Pelayanan publik di Indonesia identik dengan kata “Lambat, Tak bertanggung Jawab, dan tidak tepat”. Katakanlah ketika kita membuat KTP harus menunggu satu minggu baru selesai. Padahal dalam hitungan menit saja seharusnya sudah selesai. Bahkan saya pernah mendengar Pameo Kalau bisa dipersulit kenapa dipermudah. Mungkin slogan itu cocok dipajang di depan kantor-kantor pelayanan masyarakat. Uang menjadi pemicunya, kalau nggak bayar tips nggak bakal cepet. Emang mereka kekurangan duit apa!!.
            Saya pernah mengalaminya kala itu, umurku baru 17 tahun lebih sedikit. Sudah sepantasnya mendapat KTP. Benda itu sudah begitu lama saya idam idamkan. Awalnya saya pengen tau apa benar kata orang kalo bikin KTP harus nambah uang sogokan segala.
            Berlengganglah saya sendirian ke kantor kecamatan. Tanpa ada yang tau siapa diriku dan siapa ayahku. Dengan bermodalkan fotokopi KK dan surat pengantar dari Desa, saya menerobos masuk ke kantor kecamatan. Waktu itu belum tau pasti dimana tempat membuat KTP. Yaiyalah sama sekali nggak ada petunjuk di sana.

            Setelah saya masuk ada ibu-ibu berbadan agak gendut berkacamata lawas menanyaiku.
            “Ada apa dek?” saya tertegun di tempat setengah kaget mendengarnya.
            “Saya mau bikin KTP bu?” kuanggukan sedikit kepalaku sambil berdiri posisi ngapurancang ala seorang yang datang untuk bertamu. Seraya saya mendekati meja tempatnya bekerja.
            “Sudah 17 Tahun? Pertama kali ya?” tanya ibu itu seraya mengendorkan kacamata lawas yang terlihat terlalu kecil untuknya.
            “Sudah dong bu.. iya bu pertama kali”
            “Bawa fotokopi KK sama Pengantar dari Desa?”
            “Bawa bu, nih..” saya memperlihatkan dua keping kertas yang sedari tadi terpatri di tangan kananku.
            “Oh ya, Duduk situ..” pandangannya beralih ke kursi yang ada di depan mejanya.
            “Baik bu,” saya duduk tepat di kursi yang dia alihkan untukku. Mungkin di sinilah tempat orang-orang membuat KTPnya.
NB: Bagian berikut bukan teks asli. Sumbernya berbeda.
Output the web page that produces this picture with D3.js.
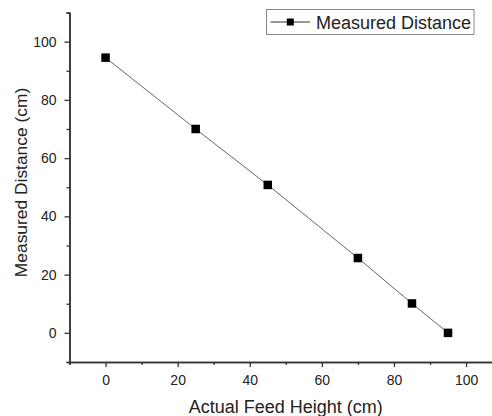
<!DOCTYPE html>
<html><head><meta charset="utf-8">
<script src="https://cdn.jsdelivr.net/npm/d3@7"></script>
<style>body{margin:0;background:#fff;overflow:hidden}svg{display:block}</style>
</head><body>
<script>
const feedHeight = [0, 25, 45, 70, 85, 95];
const measuredDistance = [94.5, 70, 50.8, 25.7, 10.1, 0];
const xTicks = [0, 20, 40, 60, 80, 100];
const yTicks = [0, 20, 40, 60, 80, 100];
const seriesName = "Measured Distance";
const xTitle = "Actual Feed Height (cm)";
const yTitle = "Measured Distance (cm)";

const W = 492, H = 416;
const svg = d3.select("body").append("svg").attr("width", W).attr("height", H);
const font = "Arial, 'Liberation Sans', sans-serif";

const x = d3.scaleLinear().domain([-10, 110]).range([69.5, 502.1]);
const y = d3.scaleLinear().domain([-10, 110]).range([362, 12.5]);

const axisColor = "#333";
// x axis
const gx = svg.append("g").attr("transform", `translate(0,${y(-10)})`);
gx.call(d3.axisBottom(x).tickValues(xTicks).tickSize(5).tickPadding(8).tickSizeOuter(0).tickFormat(d3.format("d")));
gx.append("g").call(d3.axisBottom(x).tickValues(d3.range(-10, 111, 20)).tickSize(3).tickFormat(""));
gx.selectAll("path.domain").attr("stroke", axisColor).attr("stroke-width", 1.5);
gx.selectAll("line").attr("stroke", axisColor).attr("stroke-width", 1.3);
gx.selectAll("text").attr("font-family", font).attr("font-size", 14).attr("fill", "#222");

// y axis
const gy = svg.append("g").attr("transform", `translate(${x(-10)},0)`);
gy.call(d3.axisLeft(y).tickValues(yTicks).tickSize(5).tickPadding(8).tickSizeOuter(0).tickFormat(d3.format("d")));
gy.append("g").call(d3.axisLeft(y).tickValues(d3.range(-10, 111, 20)).tickSize(3).tickFormat(""));
gy.selectAll("path.domain").attr("stroke", axisColor).attr("stroke-width", 1.5);
gy.selectAll("line").attr("stroke", axisColor).attr("stroke-width", 1.3);
gy.selectAll("text").attr("font-family", font).attr("font-size", 14).attr("fill", "#222");

// titles
svg.append("text").attr("x", 285.8).attr("y", 412.5).attr("text-anchor", "middle")
  .attr("font-family", font).attr("font-size", 18).attr("fill", "#222").text(xTitle);
svg.append("text").attr("transform", `translate(26.5,182.5) rotate(-90)`).attr("text-anchor", "middle")
  .attr("font-family", font).attr("font-size", 17.4).attr("fill", "#222").text(yTitle);

// data
const pts = feedHeight.map((d, i) => [d, measuredDistance[i]]);
svg.append("path").datum(pts)
  .attr("d", d3.line().x(d => x(d[0])).y(d => y(d[1])))
  .attr("fill", "none").attr("stroke", "#666").attr("stroke-width", 1);
const ms = 8.5;
svg.selectAll("rect.pt").data(pts).enter().append("rect").attr("class", "pt")
  .attr("x", d => x(d[0]) - ms / 2).attr("y", d => y(d[1]) - ms / 2)
  .attr("width", ms).attr("height", ms).attr("fill", "#000");

// legend
const lg = svg.append("g");
lg.append("rect").attr("x", 266.5).attr("y", 9.5).attr("width", 207.5).attr("height", 25)
  .attr("fill", "#fff").attr("stroke", "#888").attr("stroke-width", 1);
lg.append("line").attr("x1", 270.5).attr("x2", 310).attr("y1", 22).attr("y2", 22)
  .attr("stroke", "#333").attr("stroke-width", 1);
lg.append("rect").attr("x", 290.3 - 3.5).attr("y", 22 - 3.5).attr("width", 7).attr("height", 7).attr("fill", "#000");
lg.append("text").attr("x", 316).attr("y", 28.5).attr("font-family", font).attr("font-size", 18)
  .attr("fill", "#222").text(seriesName);
</script>
</body></html>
Tempat mereka bernegosiasi harga KTP. Seperti mereka bernegosiasi harga sayur di pasar. Suka nggak suka pembeli di sini memang harus menerima berapapun permintaan penjual. Karena tak ada tempat lain yang menjual KTP selain di Kecamatan. Seandainya ada kecamatan milik Swasta dengan pelayanan prima pasti mereka semua berbondong-bondong membeli KTP di sana.
            “Mau biasa atau cepet?”
            “Emang beda ya bu?” saya bertanya seperti seorang anak TK yang menanyakan berapa jumlah balon yang ada di depan kelas.
            “Iya lah, kalau cepat besok jadi kalo biasa ya nunggu seminggu lagi.”
            “Kenapa harus nunggu seminggu..?” saya terperanjat masih dalam posisi duduk. Ternyata semua yang dikatakan orang itu benar. Mereka yang ada di sini bukanlah pelayan rakyat tapi mereka preman dan premanwati yang dilegalkan. Mungkin kalau ada pelegalan profesi pencuri mereka masuk dalam kategori itu. Mencuri uang rakyat dengan sama-sama memberi kata sepakat.
            “Kan banyak yang ngantri, numpuk tuh.” Sambil menunjuk tumpukan kertas yang ada di mejanya.
            “Perasaan di sini sepi deh bu, nggak ada antrian.”
            “Hemmm, jadi mau gimana nih..?” suaranya meninggi. Saya tidak mau ambil pusing dan masalah tambah runyam.
            “Saya yang cepat saja..”
            “Uangnya lima puluh ribu..”
            “Hah.. Buat apa bu..? Katanya Gratis. Atau paling Cuma lima ribu buat ganti kertas kan?” saya terus melakukan pembelaan siapa tau dia mau berbelas kasih dengan anak yang masih berbau kencur sepertiku.
            “Itu buat ngisi Kotak..!”
            “Kotak apaan bu..?”
            “Jadi mau bikin nggak..!!!” mukanya sudah mulai memasam. Dari pada saya nggak bisa buat KTP mending saya turuti saja dulu.
            “Yaudah saya buat satu minggu saja nggak apa-apa.”
            Setelah saya selesai mengurus syarat-syaratnya, saya langsung pulang ke rumah dan bercerita sama bapak. Bapakku marah kenapa saya buat KTP nggak bilang bilang. Saat itu langsung saja saya diajak kembali ke kantor kecamatan dan ditemuinya perempuan tadi yang mengurusi pembuatan KTP saya.
            Sontak saja Ibu-ibu itu kaget dan terlihat pucat pasi setelah mendengar bahwa saya adalah anaknya. Sejam berselang setelah Foto KTP baruku sudah selesai.
            Apakah ini cerminan Pelayanan Masyarakat yang super duber buruknya..!!!
            Harusnya ada tempat khusus buat Pengaduan pelayanan masyarakat di sini. Ombudzman,..!!
            Buat KTP Saja harus bayar mahal kalau nggak harus bawa orang dalem. Ini bukannya Bibit-bibit korupsi yang siap menggerogoti tubuh indonesia dari luar dan dalam.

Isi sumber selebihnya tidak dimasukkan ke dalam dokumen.